THINGS TO REMEMBER IN REHEARSAL:

  • Treat rehearsal like a laboratory, not like a test of your skills.
  • Be interested in the edges of your knowledge and push in that direction. REMIND YOURSELF THAT’S WHY YOU ARE HERE.
  • Foster an attitude of play and exploration. You might have to remind others that this is important, otherwise, the peer pressure to do “GOOD WORK” can be overwhelming. The pressure to impress is insidious when not addressed.
  • Focus your intent. If you are exploring ways to cope with stress, then remind yourself before you walk onto stage to be mindful of your stress levels and ACTIVELY explore ways of dealing with it in the scene. (try saying nothing, try speaking before you know what you will say, try speaking slower, try many things without knowing what the right answer will be.) You must try something (ANYTHING) to begin the process of improvement. Being “correct” is not what you are aiming for as an explorer of possibilities.
  • IF you don’t know what to do and no one is giving you useful input, do the OPPOSITE of what you might normally do. If you would normally listen quietly, be loud, and interrupt. (REMEMBER – push to the edges of usual behaviour). You don’t need to be told what to do. You need to do things that you aren’t doing and decide later if they were useful.
  • REMEMBER what you discover. Write it down. Discuss it with friends. Try it again. Use it when you perform. We are prone to forget things we don’t commit to memory. Talking and thinking about useful skills reinforces your behaviours. We don’t want to be thinking about it when we are performing so embed the lessons strongly when you are rehearsing and after. Save the show for play.
  • You aren’t there to impress anyone. You are there to explore, play, and push yourself.
  • Don’t judge. You are creating an environment of healthy exploration. Failure is more likely to occur but it’s the good failure that builds knowledge. Use the predictable failures as material to mine through. Where did it fail? What was useful in all of the garbage? Is there something you want to build on from this experience for the next time you explore? 
  • Use the phrase, “Let’s try that again!” often. Add things you’d like to try out loud. “Let’s do that again, but instead of holding our emotions in check, can we try it where we have no censor?” (by asking to try again and offering possible explorations, you encourage the fearless state of exploration in your group.

The last suggestion is important in multiple ways. Jumping forward with the desire to try again (BEFORE you jump forward with judgment) trains the brain to be fearless in the face of failure and not be overly protective. Encouraging others to try things in other ways trains your group not to settle in old patterns and pushes people to play with possibilities. You are reinforcing a healthy group attitude.

I don’t know your group. I’ve met many though, and I know that groups are as different as individuals. 

Some groups aren’t open to risk and explorations and the best thing you can do is to take care of yourself. Listen to what’s being said. If the message is dismissive towards risk-taking and exploration, try not to be led down that path. Take what is useful and discard the rest.

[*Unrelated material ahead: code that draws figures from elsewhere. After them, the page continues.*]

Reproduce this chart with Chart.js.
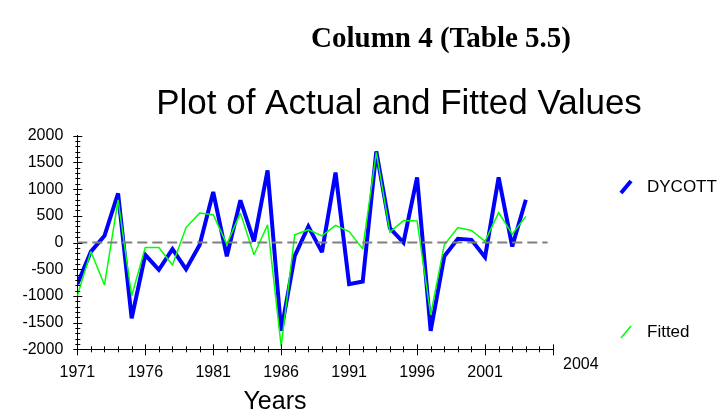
<!DOCTYPE html>
<html>
<head>
<meta charset="utf-8">
<script src="https://cdn.jsdelivr.net/npm/chart.js@4.4.1/dist/chart.umd.min.js"></script>
<style>
  html, body { margin: 0; padding: 0; background: #fff; }
  #wrap { width: 728px; height: 417px; }
</style>
</head>
<body>
<div id="wrap"><canvas id="plot" width="728" height="417"></canvas></div>
<script>
// annual series, 1971-2004
const years = [1971, 1972, 1973, 1974, 1975, 1976, 1977, 1978, 1979, 1980,
               1981, 1982, 1983, 1984, 1985, 1986, 1987, 1988, 1989, 1990,
               1991, 1992, 1993, 1994, 1995, 1996, 1997, 1998, 1999, 2000,
               2001, 2002, 2003, 2004];
const dycott = [-780, -170, 125, 920, -1420, -230, -510, -125, -500, -45,
                945, -260, 790, 20, 1350, -1655, -250, 300, -180, 1310,
                -780, -730, 1705, 270, 0, 1220, -1655, -260, 70, 50,
                -275, 1220, -75, 800];
const fitted = [-1000, -170, -795, 800, -1000, -95, -95, -420, 280, 550,
                520, -30, 550, -230, 330, -1940, 145, 240, 125, 320,
                205, -120, 1690, 195, 410, 405, -1355, -45, 280, 225,
                20, 560, 155, 490];

const xTickYears = [1971, 1976, 1981, 1986, 1991, 1996, 2001];
const yTickValues = [-2000, -1500, -1000, -500, 0, 500, 1000, 1500, 2000];
const endYearLabel = '2004';

const SANS = 'Arial, "Liberation Sans", sans-serif';
const SERIF = '"Times New Roman", "Liberation Serif", serif';

const toPoints = (ys) => years.map((yr, i) => ({ x: yr, y: ys[i] }));

// axis tick marks that cross the axis lines, zero reference line, and text
const decorations = {
  id: 'decorations',
  beforeDatasetsDraw(chart) {
    // keep the thick line's sharp corners from growing long spikes
    chart.ctx.miterLimit = 2.5;
  },
  afterDatasetsDraw(chart) {
    const { ctx, scales: { x, y } } = chart;
    ctx.save();
    ctx.strokeStyle = '#808080';
    ctx.lineWidth = 2;
    ctx.setLineDash([10, 5]);
    ctx.beginPath();
    const y0 = y.getPixelForValue(0);
    ctx.moveTo(x.getPixelForValue(1971), y0);
    ctx.lineTo(x.getPixelForValue(2005.6), y0);
    ctx.stroke();
    ctx.restore();
  },
  afterDraw(chart) {
    const { ctx, scales: { x, y }, chartArea } = chart;
    ctx.save();
    ctx.strokeStyle = '#000';
    ctx.lineWidth = 1;
    ctx.beginPath();
    for (let v = -2000; v <= 2000; v += 100) {
      const py = Math.round(y.getPixelForValue(v)) + 0.5;
      const major = v % 500 === 0;
      ctx.moveTo(chartArea.left - (major ? 4 : 2), py);
      ctx.lineTo(chartArea.left + (major ? 5 : 3), py);
    }
    for (let yr = 1971; yr <= 2006; yr++) {
      const px = Math.round(x.getPixelForValue(yr)) + 0.5;
      const major = (yr - 1971) % 5 === 0;
      ctx.moveTo(px, chartArea.bottom - (major ? 5 : 3));
      ctx.lineTo(px, chartArea.bottom + (major ? 6 : 3));
    }
    ctx.stroke();

    ctx.fillStyle = '#000';
    ctx.textBaseline = 'alphabetic';

    ctx.textAlign = 'center';
    ctx.font = 'bold 29px ' + SERIF;
    ctx.fillText('Column 4 (Table 5.5)', 441, 47);

    ctx.font = '35px ' + SANS;
    ctx.fillText('Plot of Actual and Fitted Values', 399, 114);

    ctx.font = '25px ' + SANS;
    ctx.fillText('Years', 275, 409);

    ctx.textAlign = 'left';
    ctx.font = '16px ' + SANS;
    ctx.fillText(endYearLabel, 563, 369);

    // legend
    const items = [
      { ds: chart.data.datasets[1], cy: 187 },
      { ds: chart.data.datasets[0], cy: 332 }
    ];
    ctx.font = '17px ' + SANS;
    ctx.textBaseline = 'middle';
    items.forEach(({ ds, cy }) => {
      ctx.strokeStyle = ds.borderColor;
      ctx.lineWidth = ds.borderWidth;
      ctx.beginPath();
      ctx.moveTo(621, cy + 6);
      ctx.lineTo(631, cy - 6);
      ctx.stroke();
      ctx.fillText(ds.label, 647, cy);
    });
    ctx.restore();
  }
};

new Chart(document.getElementById('plot'), {
  type: 'line',
  data: {
    datasets: [
      {
        label: 'Fitted',
        data: toPoints(fitted),
        borderColor: '#00ff00',
        borderWidth: 1.5,
        pointRadius: 0,
        tension: 0,
        order: 0
      },
      {
        label: 'DYCOTT',
        data: toPoints(dycott),
        borderColor: '#0000ff',
        borderWidth: 4,
        pointRadius: 0,
        tension: 0,
        order: 1
      }
    ]
  },
  options: {
    responsive: false,
    animation: false,
    devicePixelRatio: 1,
    layout: { padding: { top: 135.7, right: 175, bottom: 0, left: 0 } },
    plugins: {
      legend: { display: false },
      tooltip: { enabled: false },
      title: { display: false }
    },
    scales: {
      x: {
        type: 'linear',
        min: 1971,
        max: 2006,
        afterBuildTicks: (s) => { s.ticks = xTickYears.map(v => ({ value: v })); },
        afterFit: (s) => { s.height = 417 - 349.3; },
        grid: { display: false },
        border: { display: true, color: '#000', width: 1 },
        ticks: {
          color: '#000',
          font: { family: SANS, size: 16 },
          padding: 6,
          maxRotation: 0,
          autoSkip: false,
          callback: (v) => String(v)
        }
      },
      y: {
        type: 'linear',
        min: -2000,
        max: 2000,
        afterBuildTicks: (s) => { s.ticks = yTickValues.map(v => ({ value: v })); },
        afterFit: (s) => { s.width = 77.3; },
        grid: { display: false },
        border: { display: true, color: '#000', width: 1 },
        ticks: {
          color: '#000',
          font: { family: SANS, size: 16 },
          padding: 6,
          callback: (v) => String(v)
        }
      }
    }
  },
  plugins: [decorations]
});
</script>
</body>
</html>
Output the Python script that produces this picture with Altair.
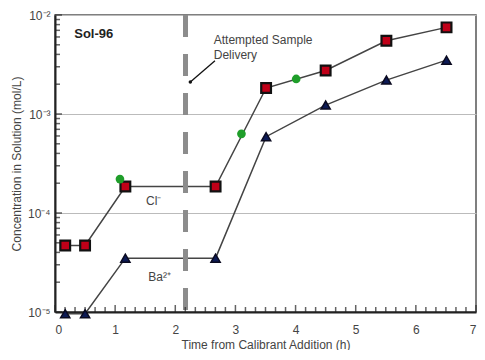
import altair as alt
import pandas as pd

# ---- data ----
cl_time = [0.17, 0.5, 1.17, 2.67, 3.51, 4.5, 5.51, 6.51]
cl_conc = [4.7e-5, 4.7e-5, 1.85e-4, 1.85e-4, 1.83e-3, 2.75e-3, 5.5e-3, 7.5e-3]
ba_time = [0.17, 0.5, 1.17, 2.67, 3.51, 4.5, 5.51, 6.51]
ba_conc = [9.6e-6, 9.6e-6, 3.5e-5, 3.5e-5, 5.9e-4, 1.23e-3, 2.2e-3, 3.5e-3]
green_time = [1.08, 3.1, 4.01]
green_conc = [2.2e-4, 6.3e-4, 2.26e-3]

delivery_time = [2.17]
arrow_t = [2.25, 2.66]
arrow_c = [2.1e-3, 3.45e-3]

y_major = [1e-5, 1e-4, 1e-3, 1e-2]
y_minor = [k * d for d in [1e-5, 1e-4, 1e-3] for k in range(2, 10)]
x_major = [0, 1, 2, 3, 4, 5, 6, 7]
x_minor = [i / 6 for i in range(0, 43) if i % 6 != 0]

W, H = 421, 297

cl = pd.DataFrame({"t": cl_time, "c": cl_conc})
ba = pd.DataFrame({"t": ba_time, "c": ba_conc})
gr = pd.DataFrame({"t": green_time, "c": green_conc})
arr = pd.DataFrame({"t": [arrow_t[0]], "c": [arrow_c[0]], "t2": [arrow_t[1]], "c2": [arrow_c[1]]})

label_expr = ("datum.value < 5e-5 ? '10⁻⁵' : datum.value < 5e-4 ? '10⁻⁴' : "
              "datum.value < 5e-3 ? '10⁻³' : '10⁻²'")

xs = alt.Scale(domain=[0, 7], nice=False, zero=False)
ys = alt.Scale(type="log", domain=[1e-5, 1e-2], nice=False)

x_axis = alt.Axis(values=x_major, ticks=False, grid=False, labelPadding=12, format="d",
                  title="Time from Calibrant Addition (h)", titlePadding=4,
                  domainColor="#222", domainWidth=2, labelFontSize=12,
                  titleFontSize=12, labelColor="#444", titleColor="#444",
                  titleFontWeight="normal", labelFont="Liberation Sans",
                  titleFont="Liberation Sans")
y_axis = alt.Axis(values=y_major, ticks=False, grid=True, gridColor="#bbbbbb",
                  gridWidth=1.2, labelExpr=label_expr, labelPadding=5,
                  title="Concentration in Solution (mol/L)", titlePadding=4,
                  domainColor="#222", domainWidth=2, labelFontSize=12,
                  titleFontSize=12, labelColor="#444", titleColor="#444",
                  titleFontWeight="normal", labelFont="Liberation Sans",
                  titleFont="Liberation Sans")

X = alt.X("t:Q", scale=xs, axis=x_axis)
Y = alt.Y("c:Q", scale=ys, axis=y_axis)
base_enc = dict(x=X, y=Y)

dash = alt.Chart(pd.DataFrame({"t": delivery_time})).mark_rule(
    color="#8c8c8c", strokeWidth=5, strokeDash=[22, 17]).encode(x=X)

cl_line = alt.Chart(cl).mark_line(color="#444", strokeWidth=1.5).encode(**base_enc)
ba_line = alt.Chart(ba).mark_line(color="#444", strokeWidth=1.5).encode(**base_enc)
cl_pts = alt.Chart(cl).mark_point(shape="square", filled=True, fill="#c00018",
                                  stroke="#111", strokeWidth=2.2, size=95, opacity=1).encode(**base_enc)
ba_pts = alt.Chart(ba).mark_point(shape="triangle-up", filled=True, fill="#0c1a55",
                                  stroke="#0a0a20", strokeWidth=1.5, size=85, opacity=1).encode(**base_enc)
gr_pts = alt.Chart(gr).mark_circle(color="#1f9e2a", size=75, opacity=1).encode(**base_enc)

arrow_rule = alt.Chart(arr).mark_rule(color="#111111", strokeWidth=1.3).encode(
    x=X, y=Y, x2="t2:Q", y2="c2:Q")
arrow_tip = alt.Chart(arr).mark_point(
    shape="circle", filled=True, color="#111", size=12, opacity=1).encode(**base_enc)

def txt(t, c, s, **kw):
    return alt.Chart(pd.DataFrame({"t": [t], "c": [c], "s": [s]})).mark_text(
        font="Liberation Sans", **kw).encode(x=X, y=Y, text="s:N")

texts = [
    txt(0.32, 6.4e-3, "Sol-96", fontSize=13, fontWeight="bold", color="#222", align="left"),
    txt(2.64, 5.6e-3, "Attempted Sample", fontSize=12, color="#444", align="left"),
    txt(2.64, 3.9e-3, "Delivery", fontSize=12, color="#444", align="left"),
    txt(1.64, 1.33e-4, "Cl⁻", fontSize=12, color="#444", align="center"),
    txt(1.74, 2.26e-5, "Ba²⁺", fontSize=12, color="#444", align="center"),
]

x_major_ticks = alt.Chart(pd.DataFrame({"t": x_major})).mark_tick(
    color="#222", thickness=1.5, size=7, yOffset=-3.5).encode(x=X, y=alt.value(H))
x_minor_ticks = alt.Chart(pd.DataFrame({"t": x_minor})).mark_tick(
    color="#222", thickness=1.5, size=5, yOffset=-2.5).encode(x=X, y=alt.value(H))
y_major_ticks = alt.Chart(pd.DataFrame({"c": y_major})).mark_tick(
    color="#222", thickness=1.5, size=7, xOffset=3.5).encode(y=Y, x=alt.value(0))
y_minor_ticks = alt.Chart(pd.DataFrame({"c": y_minor})).mark_tick(
    color="#222", thickness=1.5, size=5, xOffset=2.5).encode(y=Y, x=alt.value(0))

chart = alt.layer(
    cl_line, ba_line, dash, x_minor_ticks, x_major_ticks, y_minor_ticks, y_major_ticks,
    cl_pts, ba_pts, gr_pts, *texts, arrow_rule, arrow_tip
).properties(
    width=W, height=H,
    autosize=alt.AutoSizeParams(type="none"),
    padding={"left": 47, "top": 7, "right": 1, "bottom": 38},
).configure_view(stroke="#555", strokeWidth=1.5)

chart.save("out.html", embed_options={"renderer": "svg", "actions": False})
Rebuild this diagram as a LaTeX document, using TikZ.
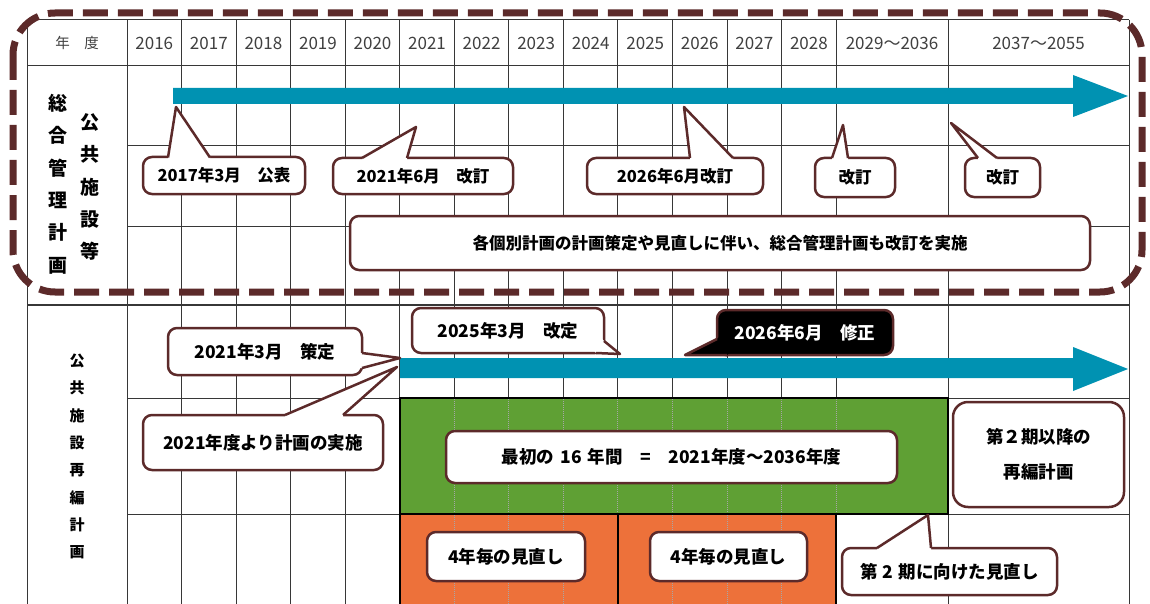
\documentclass[tikz,border=0pt]{standalone}
\usepackage{fontspec}
\setmainfont{Noto Sans CJK JP}
\usepackage{tikz}
\usetikzlibrary{calc,positioning}
\definecolor{frm}{RGB}{92,42,42}
\definecolor{arw}{RGB}{0,146,178}
\definecolor{grn}{RGB}{95,160,52}
\definecolor{org}{RGB}{237,113,58}
\definecolor{grd}{RGB}{55,55,55}
\definecolor{hdr}{RGB}{64,64,64}
\newcommand{\callptr}[5][white]{%
  \fill[#1] ($#2+#5$) -- #2 -- #4 -- #3 -- ($#3+#5$) -- cycle;
  \draw[ptrln] #2 -- #4 -- #3;}

\begin{document}
\begin{tikzpicture}[x=1pt,y=-1pt,
  gridln/.style={grd,line width=1},
  blkln/.style={black,line width=1.6},
  dotln/.style={black!35,line width=1,densely dotted},
  dashframe/.style={frm,line width=7,dash pattern=on 25pt off 10pt,rounded corners=42},
  yr/.style={text=hdr,font=\fontsize{17}{20}\selectfont},
  lab/.style={align=center,font=\fontsize{19}{32.4}\selectfont\bfseries},
  cbox/.style={draw=frm,line width=2.5,fill=white,rounded corners=9,inner sep=0pt,text=black},
  cb1/.style={cbox,font=\fontsize{16.5}{20}\selectfont\bfseries},
  cb2/.style={cbox,font=\fontsize{17.5}{21}\selectfont\bfseries},
  ptrln/.style={frm,line width=2.5,line join=round}]
  \useasboundingbox (0,0) rectangle (1150,604);
  \fill[white] (0,0) rectangle (1150,604);
  % table grid
  \foreach \k in {0,...,5} \draw[gridln] ({127+54.55*\k},20) -- ({127+54.55*\k},604);
  \foreach \k in {6,...,13} \draw[gridln] ({127+54.55*\k},20) -- ({127+54.55*\k},398);
  \draw[gridln] (27,20) -- (27,604); \draw[gridln] (948,20) -- (948,604); \draw[gridln] (1129,20) -- (1129,604);
  \draw[gridln] (27,20) -- (1129,20); \draw[gridln] (27,66) -- (1129,66);
  \foreach \y in {146,226,398,514} \draw[gridln] (127,\y) -- (1129,\y);
  \draw[gridln,line width=2] (27,305) -- (1129,305);
  % plan periods
  \draw[blkln,fill=grn] (399.7,398) rectangle (948,514);
  \draw[blkln,fill=org] (399.7,514) rectangle (618,608);
  \draw[blkln,fill=org] (618,514) rectangle (836.2,608);
  \foreach \k in {6,...,13} \draw[dotln] ({127+54.55*\k},399) -- ({127+54.55*\k},513);
  \foreach \k in {6,7,8,10,11,12} \draw[dotln] ({127+54.55*\k},515) -- ({127+54.55*\k},604);
  % header
  \node[yr,font=\fontsize{14.5}{18}\selectfont] (nendo) at (77,43) {年　度};
  \foreach \y [count=\i from 0] in {2016,...,2028} \node[yr] (y\y) at ({154.3+54.55*\i},43) {\y};
  \node[yr] (y2029) at (892,43) {2029～2036};
  \node[yr] (y2037) at (1038.5,43) {2037～2055};
  % row labels
  \node[lab] (sogo) at (58,184) {総\\合\\管\\理\\計\\画};
  \node[lab] (kokyo) at (90,187) {公\\共\\施\\設\\等};
  \node[lab,font=\fontsize{15}{27.3}\selectfont\bfseries] (saihen) at (77,456.5) {公\\共\\施\\設\\再\\編\\計\\画};
  % arrows
  \fill[arw] (173,88) -- (1073,88) -- (1073,75) -- (1128,96) -- (1073,117) -- (1073,104) -- (173,104) -- cycle;
  \fill[arw] (400,358) -- (1073,358) -- (1073,347) -- (1128,369) -- (1073,391) -- (1073,378) -- (400,378) -- cycle;
  % dashed frame
  \draw[dashframe] (13,13) rectangle (1142,292);
  % callouts, upper part
  \node[cb1,minimum width=162,minimum height=37] (k2017) at (224,175.5) {2017年3月　公表};
  \node[cb1,minimum width=180,minimum height=36] (k2021) at (423,176) {2021年6月　改訂};
  \node[cb1,minimum width=176,minimum height=36] (k2026) at (675,176) {2026年6月改訂};
  \node[cb1,minimum width=80,minimum height=39] (kaiA) at (855,177.5) {改訂};
  \node[cb1,minimum width=75,minimum height=39] (kaiB) at (1002.5,177.5) {改訂};
  \node[cb1,minimum width=740,minimum height=54] (kall) at (720,243) {各個別計画の計画策定や見直しに伴い、総合管理計画も改訂を実施};
  \coordinate (t2017) at (176,107); \coordinate (t2021) at (416,127); \coordinate (t2026) at (684,107);
  \coordinate (tkaiA) at (843,125); \coordinate (tkaiB) at (951,123);
  \callptr{(168,157.5)}{(210,157.5)}{(t2017)}{(0,4)}
  \callptr{(362,158)}{(407,158)}{(t2021)}{(0,4)}
  \callptr{(690,158)}{(733,158)}{(t2026)}{(0,4)}
  \callptr{(832,158)}{(848,158)}{(tkaiA)}{(0,4)}
  \callptr{(978,158)}{(997,158)}{(tkaiB)}{(0,4)}
  % callouts, lower part
  \node[cb2,minimum width=194,minimum height=47] (s2021) at (265,351.5) {2021年3月　策定};
  \node[cb2,minimum width=240,minimum height=55] (j2021) at (263,442.5) {2021年度より計画の実施};
  \node[cb2,minimum width=192,minimum height=45] (s2025) at (508,330.5) {2025年3月　改定};
  \node[cb2,fill=black,text=white,minimum width=176,minimum height=45] (s2026) at (805,332.5) {2026年6月　修正};
  \node[cb2,minimum width=451,minimum height=52] (p16) at (671.5,457) {最初の\hspace{0.35em}16\hspace{0.35em}年間　=　2021年度～2036年度};
  \node[cb2,align=center,rounded corners=15,minimum width=171,minimum height=105,font=\fontsize{17.5}{35}\selectfont\bfseries] (p2nd) at (1038.5,454.5) {第２期以降の\\再編計画};
  \node[cb2,minimum width=158,minimum height=49] (rev1) at (506,556.5) {4年毎の見直し};
  \node[cb2,minimum width=157,minimum height=49] (rev2) at (728.5,556.5) {4年毎の見直し};
  \node[cb2,minimum width=215,minimum height=47] (rev3) at (949.5,571.5) {第\hspace{0.3em}2\hspace{0.3em}期に向けた見直し};
  \coordinate (ts2021) at (400,358); \coordinate (tj2021) at (397,367); \coordinate (ts2025) at (620,354);
  \coordinate (ts2026) at (685,355); \coordinate (trev3) at (928,515);
  \callptr{(362,353)}{(362,368)}{(ts2021)}{(-4,0)}
  \callptr{(285,415)}{(343,415)}{(tj2021)}{(0,4)}
  \callptr{(604,341)}{(596,353)}{(ts2025)}{(-4,-4)}
  \callptr[black]{(717,339)}{(727,355)}{(ts2026)}{(4,-4)}
  \callptr{(877,548)}{(931,548)}{(trev3)}{(0,4)}
\end{tikzpicture}
\end{document}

As an improviser, you deserve better teachers. As a person, you deserve better partners. That may sound harsh but the truth is, you become the tribe you are part of.

You might be in a healthy group that rehearses effectively. In that case, reinforce the environment by pushing yourself. Leap off the edge and learn to do it better and with variation. If you are doing that, it might be enough to benefit you and the others by your example.

You and your group will be better for it.